Subject: Philosophy and Critical Theory
Type: Seminar
Delivery Mode: In-Person
Level: Undergraduate

Campus: San Francisco
Course Dates: August 28, 2024 — December 10, 2024
Meetings: Fri 4:00-07:00PM, Hubbell - 161 C
Instructor: Brian Karl

Units: 3.0
Enrolled: 18/18 Waitlist

Description:

Beyond the immediate thrills of winning and the psychological challenges of losing, what are the stakes pointed to by the ever-increasing popularity of online and digital games?  Intensive monetary investments by both producers and players in the commercial gaming industry suggest a high valuing of digital gaming in multiple other, non-financial senses. Certainly beyond individual pleasure, there are many versions of collective appreciation and sociality in and around digital or online play, but how does gaming not only reinforce certain existing cultural values (e.g. competitive sports; creative production; entertainment and leisure) but also possibly shift social and political understandings? What reflections, reinscriptions and distortions around ideas of gender, race, class and other modes of social distinctions and behavior are generated through digital game play? With the rapid development of computer-based creative media, how does gaming borrow from and adapt prior forms and models of cultural production (storytelling, sound art, animation and other motion picture generation as well as non-digital game precedents) and produce new modes of interaction, desire and gratification?

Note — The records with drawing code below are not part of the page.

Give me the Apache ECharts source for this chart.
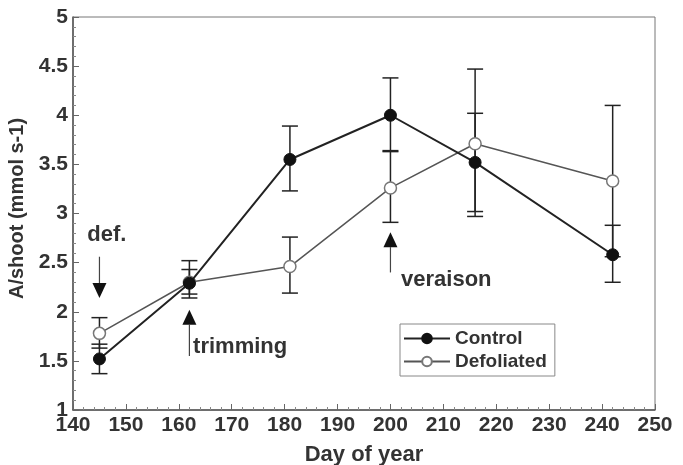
<!DOCTYPE html>
<html><head><meta charset="utf-8">
<script src="https://cdn.jsdelivr.net/npm/echarts@6/dist/echarts.min.js"></script>
<style>html,body{margin:0;padding:0;background:#fff}#c{width:683px;height:465px}</style>
</head><body><div id="c"></div>
<script>
var days = [145, 162, 181, 200, 216, 242];
var controlMean = [1.52, 2.29, 3.55, 4.00, 3.52, 2.58];
var controlLow  = [1.37, 2.14, 3.23, 3.63, 3.02, 2.30];
var controlHigh = [1.67, 2.43, 3.89, 4.38, 4.02, 2.88];
var defolMean = [1.78, 2.30, 2.46, 3.26, 3.71, 3.33];
var defolLow  = [1.63, 2.18, 2.19, 2.91, 2.97, 2.56];
var defolHigh = [1.94, 2.52, 2.76, 3.64, 4.47, 4.10];
var xTicks = [140, 150, 160, 170, 180, 190, 200, 210, 220, 230, 240, 250];
var yTicks = [1, 1.5, 2, 2.5, 3, 3.5, 4, 4.5, 5];
// annotations: [x, arrow tail y, arrow tip y, label, label x, label y]
var notes = [
  [145, 2.56, 2.14, 'def.', 142.7, 2.78],
  [162, 1.55, 2.02, 'trimming', 162.7, 1.64],
  [200, 2.40, 2.81, 'veraison', 202, 2.32]
];

var ink = '#333';
var chart = echarts.init(document.getElementById('c'));

function errSeries(name, low, high) {
  return {
    type: 'custom', name: name + ' err', silent: true, z: 3,
    data: days.map(function (d, i) { return [d, low[i], high[i]]; }),
    renderItem: function (params, api) {
      var lo = api.coord([api.value(0), api.value(1)]);
      var hi = api.coord([api.value(0), api.value(2)]);
      var w = 8;
      var st = { stroke: '#222', lineWidth: 1.5 };
      return { type: 'group', children: [
        { type: 'line', shape: { x1: lo[0], y1: lo[1], x2: hi[0], y2: hi[1] }, style: st },
        { type: 'line', shape: { x1: lo[0] - w, y1: lo[1], x2: lo[0] + w, y2: lo[1] }, style: st },
        { type: 'line', shape: { x1: hi[0] - w, y1: hi[1], x2: hi[0] + w, y2: hi[1] }, style: st }
      ]};
    }
  };
}

chart.setOption({
  animation: false,
  backgroundColor: '#fff',
  textStyle: { fontFamily: 'Liberation Sans, Arial, sans-serif' },
  grid: { left: 73, right: 28, top: 17, bottom: 55, containLabel: false, outerBoundsMode: 'none',
          show: true, borderColor: '#777', borderWidth: 1 },
  legend: {
    left: 400, top: 324, orient: 'vertical', itemGap: 4, itemWidth: 46, itemHeight: 12,
    padding: [5, 8, 5, 3], borderColor: '#888', borderWidth: 1,
    textStyle: { fontSize: 19, fontWeight: 'bold', color: ink },
    data: ['Control', 'Defoliated']
  },
  xAxis: {
    type: 'value', min: xTicks[0], max: xTicks[xTicks.length - 1], interval: 10,
    name: 'Day of year', nameLocation: 'middle', nameGap: 34,
    nameTextStyle: { fontSize: 22, fontWeight: 'bold', color: ink },
    axisLine: { lineStyle: { color: '#555', width: 1.5 } },
    axisTick: { inside: true, length: 6, lineStyle: { color: '#666' } },
    minorTick: { show: true, splitNumber: 5, length: 3, lineStyle: { color: '#888' } },
    splitLine: { show: false },
    axisLabel: { fontSize: 21, fontWeight: 'bold', color: ink, margin: 5 }
  },
  yAxis: {
    type: 'value', min: yTicks[0], max: yTicks[yTicks.length - 1], interval: 0.5,
    name: 'A/shoot (mmol s-1)', nameLocation: 'middle', nameGap: 42,
    nameTextStyle: { fontSize: 20, fontWeight: 'bold', color: ink, padding: [0, 0, 0, 10] },
    axisLine: { lineStyle: { color: '#555', width: 1.5 } },
    axisTick: { inside: true, length: 6, lineStyle: { color: '#666' } },
    minorTick: { show: true, splitNumber: 5, length: 3, lineStyle: { color: '#888' } },
    splitLine: { show: false },
    axisLabel: { fontSize: 21, fontWeight: 'bold', color: ink, margin: 5 }
  },
  series: [
    errSeries('Control', controlLow, controlHigh),
    errSeries('Defoliated', defolLow, defolHigh),
    {
      name: 'Defoliated', type: 'line', z: 4,
      data: days.map(function (d, i) { return [d, defolMean[i]]; }),
      symbol: 'circle', symbolSize: 12,
      lineStyle: { color: '#555', width: 1.5 },
      itemStyle: { color: '#fff', borderColor: '#777', borderWidth: 1.5 }
    },
    {
      name: 'Control', type: 'line', z: 5,
      data: days.map(function (d, i) { return [d, controlMean[i]]; }),
      symbol: 'circle', symbolSize: 12,
      lineStyle: { color: '#222', width: 2 },
      itemStyle: { color: '#111', borderColor: '#111', borderWidth: 1 }
    },
    {
      type: 'custom', name: 'notes', silent: true, z: 6,
      data: notes,
      renderItem: function (params, api) {
        var n = notes[params.dataIndex];
        var tail = api.coord([n[0], n[1]]);
        var tip = api.coord([n[0], n[2]]);
        var lab = api.coord([n[4], n[5]]);
        var dir = tip[1] > tail[1] ? 1 : -1;
        var hl = 15, hw = 7;
        var base = tip[1] - dir * hl;
        return { type: 'group', children: [
          { type: 'line', shape: { x1: tail[0], y1: tail[1], x2: tip[0], y2: base }, style: { stroke: '#444', lineWidth: 1.2 } },
          { type: 'polygon', shape: { points: [[tip[0], tip[1]], [tip[0] - hw, base], [tip[0] + hw, base]] }, style: { fill: '#111' } },
          { type: 'text', x: lab[0], y: lab[1], style: { text: n[3], fill: ink, font: 'bold 22px Liberation Sans, Arial, sans-serif', textAlign: 'left', textVerticalAlign: 'middle' } }
        ]};
      }
    }
  ]
});
</script></body></html>
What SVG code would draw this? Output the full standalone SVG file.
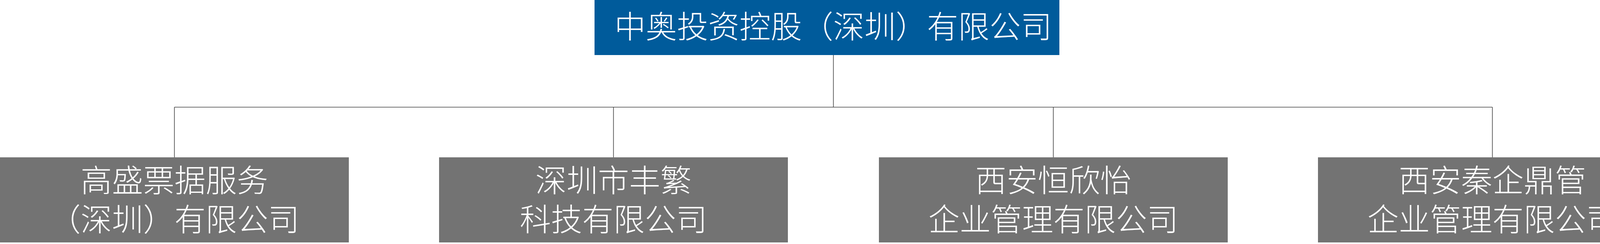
<svg xmlns="http://www.w3.org/2000/svg" width="4267" height="625" viewBox="0 0 4267 625">
<style>
.top{fill:#005B9B}
.sub{fill:#737373}
.t{font-family:"Noto Sans CJK SC","Noto Sans CJK JP",sans-serif;font-weight:300;font-size:80px;fill:#FFFFFF;text-anchor:middle}
.c{stroke:#404040;stroke-width:1.6;fill:none}
</style>
<rect width="4267" height="625" fill="#FFFFFF"/>
<g id="connectors">
<path class="c" d="M2133.5 141V274.5"/>
<path class="c" d="M446.5 274.5H3820.5"/>
<path class="c" d="M446.5 274.5V403"/>
<path class="c" d="M1570.5 274.5V403"/>
<path class="c" d="M2696.5 274.5V403"/>
<path class="c" d="M3820.5 274.5V403"/>
</g>
<g id="node-root">
<rect class="top" x="1522" y="0" width="1190" height="141"/>
<text class="t" x="2133" y="97">中奥投资控股（深圳）有限公司</text>
</g>
<g id="node-gaosheng">
<rect class="sub" x="0" y="403" width="893" height="218"/>
<text class="t"><tspan x="446.5" y="491">高盛票据服务</tspan><tspan x="446.5" y="591">（深圳）有限公司</tspan></text>
</g>
<g id="node-fengfan">
<rect class="sub" x="1124" y="403" width="893" height="218"/>
<text class="t"><tspan x="1570.5" y="491">深圳市丰繁</tspan><tspan x="1570.5" y="591">科技有限公司</tspan></text>
</g>
<g id="node-hengxinyi">
<rect class="sub" x="2250" y="403" width="893" height="218"/>
<text class="t"><tspan x="2696.5" y="491">西安恒欣怡</tspan><tspan x="2696.5" y="591">企业管理有限公司</tspan></text>
</g>
<g id="node-qinqiding">
<rect class="sub" x="3374" y="403" width="893" height="218"/>
<text class="t"><tspan x="3820.5" y="491">西安秦企鼎管</tspan><tspan x="3820.5" y="591">企业管理有限公司</tspan></text>
</g>
</svg>
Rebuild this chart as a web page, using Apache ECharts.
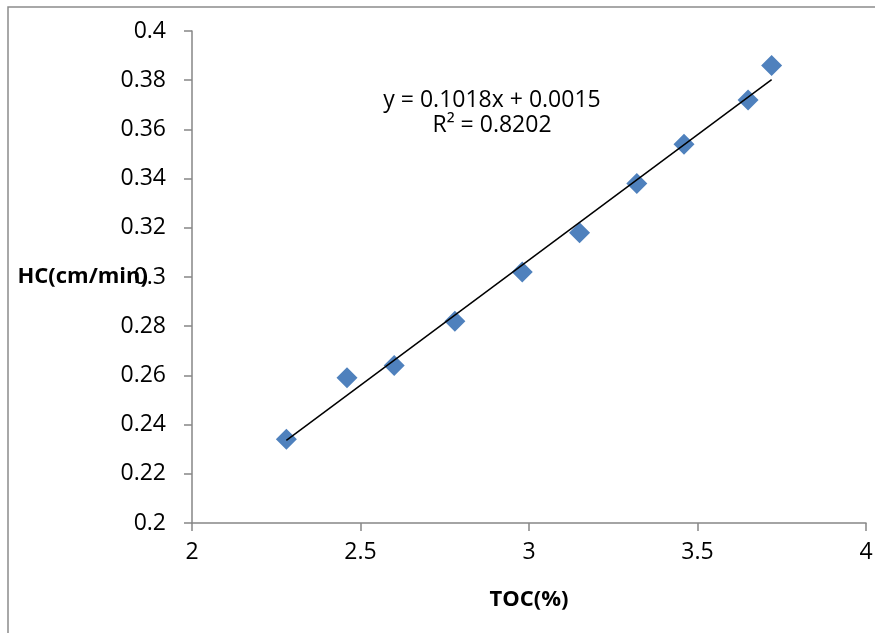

This course will look at multiple examples of late modern gaming while tracking longer histories of games’ meaning and impacts across different cultures, considering the politics and social consequences of what games “do.” Philosophy and Critical Theory (PHCRT) courses focus on developing critical reading and thinking skills, with an emphasis on learning to frame and explore meaningful questions. Students consider multiple perspectives and claims in the process of formulating independent, well-founded opinions.